Political extremism was also dealt with accordingly, especially those who tried to incite religious and racial hatred among Malaysians.
But we had the Internal Security Act (ISA) back then, the set of law condemned by the opposition, human rights groups and the developed West as draconian. However, it was this draconian that helped put the country to order, the same law which Singapore refused to repeal.
I believe (I guess majority Malaysians would agree) we need a new set of law to safeguard everybody's interest. It has to be fully-enforced without bias and prejudice if we want to see political stability and public order are attained. Whether it takes some heads to roll - opposition or not - we must come down hard on them.
What happened at Dataran Merdeka on the eve of Merdeka celebrations should act as an eye-opener to the government and the opposition.
We are yet to ascertain whose idea was it to produce a new flag for Malaysia and who incited Malaysian-hatred among the youths who took part but their action can be well-described as subversive as it was against the Constitution.
The Home Ministry which is blamed for some 'blunders' of failing to take stern action on elements like these, cannot anymore be seen as compromising with those involved. If no action is taken, things would get worse.
The propagators of 'democracy, human rights and freedom' should be well aware of the consequences the nation would face if total or absolute freedom is awarded. Unless they want to see the country's vision of emerging as a fully-developed nation goes down the drain, they may contest the points.

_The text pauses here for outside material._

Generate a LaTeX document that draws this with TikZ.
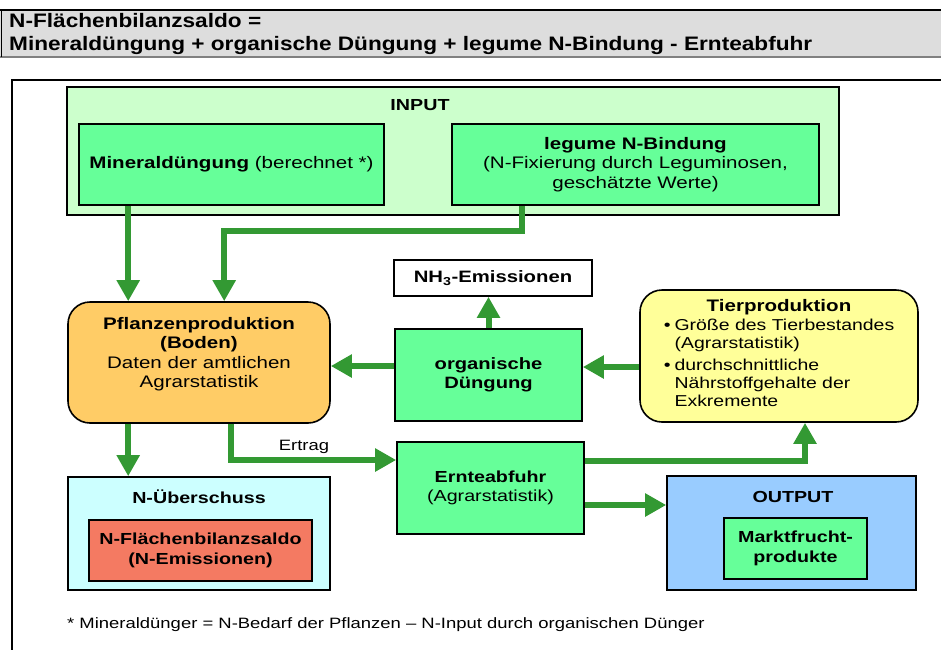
\documentclass[tikz,border=0pt]{standalone}
\usepackage{fontspec}
\setmainfont{Liberation Sans}[FakeStretch=1.23]
\newfontfamily\headfont{Liberation Sans}[FakeStretch=1.16]
\usepackage{tikz}
\usetikzlibrary{arrows.meta, positioning, calc}

\definecolor{hdrgray}{HTML}{DDDDDD}
\definecolor{inputgreen}{HTML}{CCFFCC}
\definecolor{boxgreen}{HTML}{66FF99}
\definecolor{arrowgreen}{HTML}{339933}
\definecolor{soilorange}{HTML}{FFCC66}
\definecolor{animalyellow}{HTML}{FFFF99}
\definecolor{surpluscyan}{HTML}{CCFFFF}
\definecolor{saldored}{HTML}{F47A62}
\definecolor{outputblue}{HTML}{99CCFF}

\newcommand{\boxfont}{\fontsize{16}{19.5}\selectfont}
\newcommand{\bigboxfont}{\fontsize{16.7}{19.5}\selectfont}
\newcommand{\listfont}{\fontsize{15.8}{18}\selectfont}
\newcommand{\notefont}{\fontsize{15}{18}\selectfont}

\begin{document}
\begin{tikzpicture}[x=1pt, y=-1pt,
  arrow/.style={-{Triangle[width=22pt, length=21pt]}, line width=6pt, draw=arrowgreen},
  box/.style={draw, line width=1.6pt, rectangle, align=center, inner sep=0pt, font=\boxfont},
  lbl/.style={font=\boxfont\bfseries, align=center}
]
  \useasboundingbox (0,0) rectangle (941,649);

  % Header: balance formula
  \fill[hdrgray] (0,10) rectangle (941,57);
  \draw[line width=1.5pt] (0,10) -- (941,10);
  \draw[gray, line width=2pt] (0,57) -- (941,57);
  \draw[line width=1pt] (1.5,10) -- (1.5,57);
  \node[anchor=north west, align=left, inner sep=0pt, font=\headfont\bfseries\fontsize{19.5}{23.5}\selectfont] (title) at (9,13) {N-Flächenbilanzsaldo =\\Mineraldüngung + organische Düngung + legume N-Bindung - Ernteabfuhr};

  % Frame
  \draw[line width=1.5pt] (12,670) |- (960,80);

  % INPUT
  \node[box, fill=inputgreen, minimum width=772, minimum height=128] (input) at (453,151) {};
  \node[lbl] (inputlbl) at (420,105) {INPUT};
  \node[box, fill=boxgreen, font=\bigboxfont, minimum width=305, minimum height=81] (mineral) at (231.5,164.5) {\textbf{Mineraldüngung} (berechnet *)};
  \node[box, fill=boxgreen, font=\bigboxfont, minimum width=367, minimum height=81] (legume) at (635.5,164.5) {\textbf{legume N-Bindung}\\(N-Fixierung durch Leguminosen,\\geschätzte Werte)};

  % Middle row
  \node[box, fill=soilorange, rounded corners=22, minimum width=262, minimum height=121] (pflanz) at (199,362.5) {};
  \node[align=center, font=\bigboxfont] (pflanztxt) at (199,354) {\textbf{Pflanzenproduktion}\\\textbf{(Boden)}\\Daten der amtlichen\\Agrarstatistik};
  \node[box, fill=white, font=\fontsize{16.5}{19.5}\selectfont, minimum width=198, minimum height=36] (nh3) at (493,278) {\textbf{NH\textsubscript{3}-Emissionen}};
  \node[box, fill=boxgreen, font=\fontsize{16.4}{19.5}\selectfont, minimum width=187, minimum height=92] (organ) at (488.5,375) {\textbf{organische}\\\textbf{Düngung}};
  \node[box, fill=animalyellow, font=\bigboxfont, rounded corners=22, minimum width=278, minimum height=132] (tier) at (779,356) {\textbf{Tierproduktion}\\[2pt]
    {\listfont\begin{tabular}{@{}l@{\hspace{4pt}}l@{}}
      \textbullet & Größe des Tierbestandes\\
                  & (Agrarstatistik)\\[4pt]
      \textbullet & durchschnittliche\\
                  & Nährstoffgehalte der\\
                  & Exkremente
    \end{tabular}}};

  % Bottom row
  \node[box, fill=boxgreen, minimum width=187, minimum height=92] (ernte) at (490.5,488) {\textbf{Ernteabfuhr}\\(Agrarstatistik)};
  \node[box, fill=surpluscyan, minimum width=262, minimum height=113] (ueber) at (199,533.5) {};
  \node[lbl] (ueberlbl) at (199,497) {N-Überschuss};
  \node[box, fill=saldored, minimum width=223, minimum height=61] (saldo) at (200.5,550.5) {\textbf{N-Flächenbilanzsaldo}\\\textbf{(N-Emissionen)}};
  \node[box, fill=outputblue, minimum width=249, minimum height=114] (output) at (791.5,533) {};
  \node[lbl] (outputlbl) at (793,497) {OUTPUT};
  \node[box, fill=boxgreen, minimum width=143, minimum height=61] (markt) at (795.5,548.5) {\textbf{Marktfrucht-}\\\textbf{produkte}};

  % Connectors
  \coordinate (m1) at ([xshift=50]mineral.south west);
  \coordinate (l1) at ([xshift=71]legume.south west);
  \coordinate (l2) at ([xshift=157]pflanz.north west);
  \coordinate (o1) at ([yshift=9]organ.west);
  \coordinate (t1) at ([yshift=-11]tier.west);
  \coordinate (p1) at ([xshift=61]pflanz.south west);
  \coordinate (p2) at ([xshift=164]pflanz.south west);
  \coordinate (e1) at ([yshift=27]ernte.east);
  \coordinate (e2) at ([yshift=-17]ernte.east);

  \draw[arrow] (m1) -- (m1 |- pflanz.north);
  \draw[arrow] (l1) -- ++(0,25) -| (l2);
  \draw[arrow] (organ.north) -- (organ.north |- nh3.south);
  \draw[arrow] (o1) -- (o1 -| pflanz.east);
  \draw[arrow] (t1) -- (t1 -| organ.east);
  \draw[arrow] (p1) -- (p1 |- ueber.north);
  \draw[arrow] (p2) |- ([yshift=28]ernte.west);
  \node[font=\notefont] (ertrag) at (304,447) {Ertrag};
  \draw[arrow] (e1) -| ([xshift=26]tier.south);
  \draw[arrow] (e2) -- (e2 -| output.west);

  % Footnote
  \node[anchor=west, inner sep=0pt, font=\notefont] (note) at (67,625) {* Mineraldünger = N-Bedarf der Pflanzen – N-Input durch organischen Dünger};
\end{tikzpicture}
\end{document}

Foisting democracy onto countries ill-prepared for its associated freedoms could also be detrimental to the country's stability
Sudden change even if it is for the good is disruptive. Democracy for people who are not used to it can undermine stability resulting in war, and in this case, Malaysia is still unable to accept the absolute freedom that Western democracies believe in.
Maybe one of these days, perhaps we would be comfortable with their values but for the moment, we are not.
Freedom should not be taken out of context. We are different from others. Better to take precautionary moves before its too late.
The opposition and outsiders may not like it but we have shown them how strong measures really augured well in keeping the house clean from extremism and subversive materials. If bloodshed and civil war start to tear the country apart, any action would be too late!